--- START ---
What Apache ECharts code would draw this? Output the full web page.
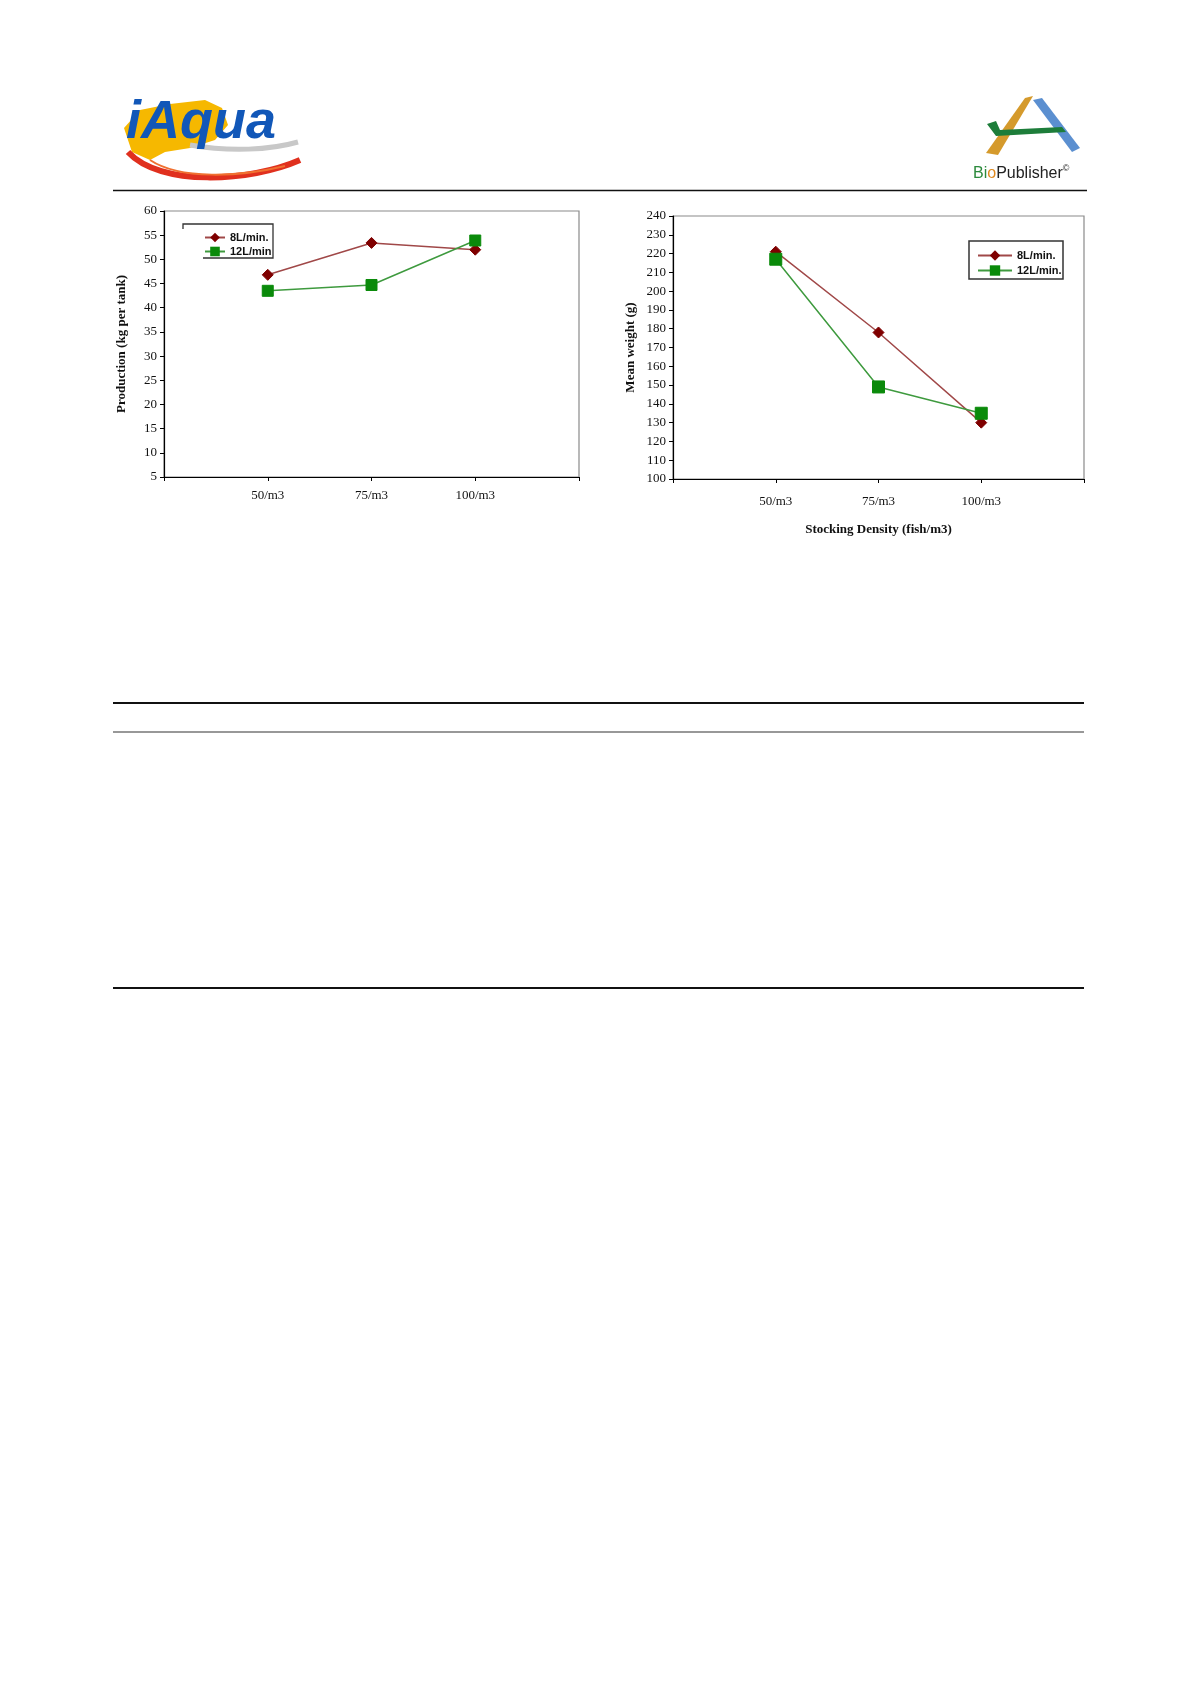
<!DOCTYPE html>
<html>
<head>
<meta charset="utf-8">
<script src="https://cdn.jsdelivr.net/npm/echarts@6/dist/echarts.min.js"></script>
<style>
html,body{margin:0;padding:0;background:#fff;}
#c{width:1197px;height:1693px;}
</style>
</head>
<body>
<div id="c"></div>
<script>
// ---- data ----
var categories = ['50/m3', '75/m3', '100/m3'];
var productionNames = ['8L/min.', '12L/min'];
var production8L = [46.8, 53.4, 52.0];
var production12L = [43.5, 44.7, 53.9];
var weightNames = ['8L/min.', '12L/min.'];
var weight8L = [221, 178, 130];
var weight12L = [217, 149, 135];

// padded category axis (empty slots at both ends)
var axisCats = [''].concat(categories).concat(['']);
function pad(arr){ return [null].concat(arr).concat([null]); }

var RED_LINE = '#a04848', RED_MARK = '#7f0000';
var GRN_LINE = '#3e9a3e', GRN_MARK = '#0a8a0a';
var serif = '"Liberation Serif","Times New Roman",serif';
var sans = '"Liberation Sans",Arial,sans-serif';

var chart = echarts.init(document.getElementById('c'));

function xAx(gi, margin, name){
  return {
    type:'category', gridIndex:gi, data:axisCats, boundaryGap:false,
    axisLine:{lineStyle:{color:'#000', width:1.2}},
    axisTick:{show:true, inside:false, length:4, interval:0, lineStyle:{color:'#000'}},
    axisLabel:{interval:0, margin:margin, color:'#111', fontFamily:serif, fontSize:13},
    splitLine:{show:false},
    name:name||'', nameLocation:'middle', nameGap:44,
    nameTextStyle:{fontFamily:serif, fontWeight:'bold', fontSize:13, color:'#111'}
  };
}
function yAx(gi, min, max, interval, name, gap){
  return {
    type:'value', gridIndex:gi, min:min, max:max, interval:interval,
    axisLine:{show:true, lineStyle:{color:'#000', width:1.2}},
    axisTick:{show:true, inside:false, length:4, lineStyle:{color:'#000'}},
    axisLabel:{color:'#111', fontFamily:serif, fontSize:13, margin:7},
    splitLine:{show:false},
    name:name, nameLocation:'middle', nameRotate:90, nameGap:gap,
    nameTextStyle:{fontFamily:serif, fontWeight:'bold', fontSize:13, color:'#111'}
  };
}
function ser(name, gi, data, lineColor, markColor, symbol, size){
  return {
    name:name, type:'line', xAxisIndex:gi, yAxisIndex:gi, data:pad(data),
    symbol:symbol, symbolSize:size, connectNulls:false,
    lineStyle:{color:lineColor, width:1.5},
    itemStyle:{color:markColor, borderColor:markColor},
    emphasis:{disabled:true}, animation:false
  };
}

var option = {
  backgroundColor:'#fff',
  animation:false,
  grid:[
    {left:164, top:211, width:415, height:266, show:true, borderColor:'#8a8a8a', borderWidth:1.2, backgroundColor:'transparent'},
    {left:673, top:216, width:411, height:263, show:true, borderColor:'#8a8a8a', borderWidth:1.2, backgroundColor:'transparent'}
  ],
  xAxis:[ xAx(0, 12, ''), xAx(1, 16, 'Stocking Density (fish/m3)') ],
  yAxis:[ yAx(0, 5, 60, 5, 'Production (kg per tank)', 36), yAx(1, 100, 240, 10, 'Mean weight (g)', 36) ],
  legend:[
    {data:productionNames, left:199, top:227, orient:'vertical', itemGap:3, itemWidth:20, itemHeight:12,
     textStyle:{fontFamily:sans, fontWeight:'bold', fontSize:11, color:'#111'}, selectedMode:false},
    {data:weightNames, left:972, top:245, orient:'vertical', itemGap:4, itemWidth:34, itemHeight:13,
     textStyle:{fontFamily:sans, fontWeight:'bold', fontSize:11, color:'#111'}, selectedMode:false}
  ],
  series:[
    ser(productionNames[0], 0, production8L, RED_LINE, RED_MARK, 'diamond', 11),
    ser(productionNames[1], 0, production12L, GRN_LINE, GRN_MARK, 'rect', 11),
    ser(weightNames[0], 1, weight8L, RED_LINE, RED_MARK, 'diamond', 11),
    ser(weightNames[1], 1, weight12L, GRN_LINE, GRN_MARK, 'rect', 12)
  ],
  graphic:[
    // header rule
    {type:'line', shape:{x1:113, y1:190.5, x2:1087, y2:190.5}, style:{stroke:'#111', lineWidth:1.5}},
    // legend boxes
    {type:'polyline', shape:{points:[[183,229],[183,224],[273,224],[273,258],[203,258]]}, style:{stroke:'#333', lineWidth:1.3, fill:null}},
    {type:'rect', shape:{x:969, y:241, width:94, height:38}, style:{stroke:'#333', lineWidth:1.5, fill:null}},
    // table rules
    {type:'line', shape:{x1:113, y1:703, x2:1084, y2:703}, style:{stroke:'#111', lineWidth:2}},
    {type:'line', shape:{x1:113, y1:732, x2:1084, y2:732}, style:{stroke:'#333', lineWidth:1.2}},
    {type:'line', shape:{x1:113, y1:988, x2:1084, y2:988}, style:{stroke:'#111', lineWidth:2}},
    // iAqua logo (approximation)
    {type:'polygon', shape:{points:[[124,128],[140,110],[170,104],[205,100],[222,108],[228,125],[215,140],[190,148],[165,152],[150,160],[132,152]]},
     style:{fill:'#f6b800'}},
    {type:'bezierCurve', shape:{x1:190, y1:145, x2:298, y2:142, cpx1:230, cpy1:152, cpx2:270, cpy2:150}, style:{stroke:'#c8c8c8', lineWidth:5, fill:null}},
    {type:'bezierCurve', shape:{x1:128, y1:152, x2:300, y2:160, cpx1:160, cpy1:187, cpx2:250, cpy2:182}, style:{stroke:'#e0301e', lineWidth:6, fill:null}},
    {type:'bezierCurve', shape:{x1:150, y1:160, x2:285, y2:166, cpx1:180, cpy1:180, cpx2:240, cpy2:177}, style:{stroke:'#f07030', lineWidth:2, fill:null}},
    {type:'text', left:126, top:96, style:{text:'iAqua', fill:'#1157b8', font:'italic bold 54px "Liberation Sans",Arial,sans-serif'}},
    // BioPublisher logo (approximation)
    {type:'polygon', shape:{points:[[986,153],[1025,98],[1033,96],[998,155]]}, style:{fill:'#d59a2c'}},
    {type:'polygon', shape:{points:[[1033,100],[1042,98],[1080,148],[1072,152]]}, style:{fill:'#5b8fd0'}},
    {type:'polygon', shape:{points:[[987,124],[996,121],[1000,130],[1062,127],[1066,132],[996,136]]}, style:{fill:'#1d7d3a'}},
    {type:'text', left:973, top:164, style:{
      text:'{g|Bi}{o|o}{k|Publisher}{s|©}',
      rich:{
        g:{fill:'#2c8a3c', font:'16px "Liberation Sans",Arial,sans-serif'},
        o:{fill:'#e08a20', font:'16px "Liberation Sans",Arial,sans-serif'},
        k:{fill:'#222', font:'16px "Liberation Sans",Arial,sans-serif'},
        s:{fill:'#222', font:'9px "Liberation Sans",Arial,sans-serif', verticalAlign:'top', padding:[0,0,10,0]}
      }}}
  ]
};
chart.setOption(option);
</script>
</body>
</html>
--- END ---
== Given instruction ==
Starting at the top of the listing above, reproduce each line up to and including the one with "var chart = echarts.init(document.getElementById('c'));"; omit the pictures.

== Correct result ==
What Apache ECharts code would draw this? Output the full web page.
<!DOCTYPE html>
<html>
<head>
<meta charset="utf-8">
<script src="https://cdn.jsdelivr.net/npm/echarts@6/dist/echarts.min.js"></script>
<style>
html,body{margin:0;padding:0;background:#fff;}
#c{width:1197px;height:1693px;}
</style>
</head>
<body>
<div id="c"></div>
<script>
// ---- data ----
var categories = ['50/m3', '75/m3', '100/m3'];
var productionNames = ['8L/min.', '12L/min'];
var production8L = [46.8, 53.4, 52.0];
var production12L = [43.5, 44.7, 53.9];
var weightNames = ['8L/min.', '12L/min.'];
var weight8L = [221, 178, 130];
var weight12L = [217, 149, 135];

// padded category axis (empty slots at both ends)
var axisCats = [''].concat(categories).concat(['']);
function pad(arr){ return [null].concat(arr).concat([null]); }

var RED_LINE = '#a04848', RED_MARK = '#7f0000';
var GRN_LINE = '#3e9a3e', GRN_MARK = '#0a8a0a';
var serif = '"Liberation Serif","Times New Roman",serif';
var sans = '"Liberation Sans",Arial,sans-serif';

var chart = echarts.init(document.getElementById('c'));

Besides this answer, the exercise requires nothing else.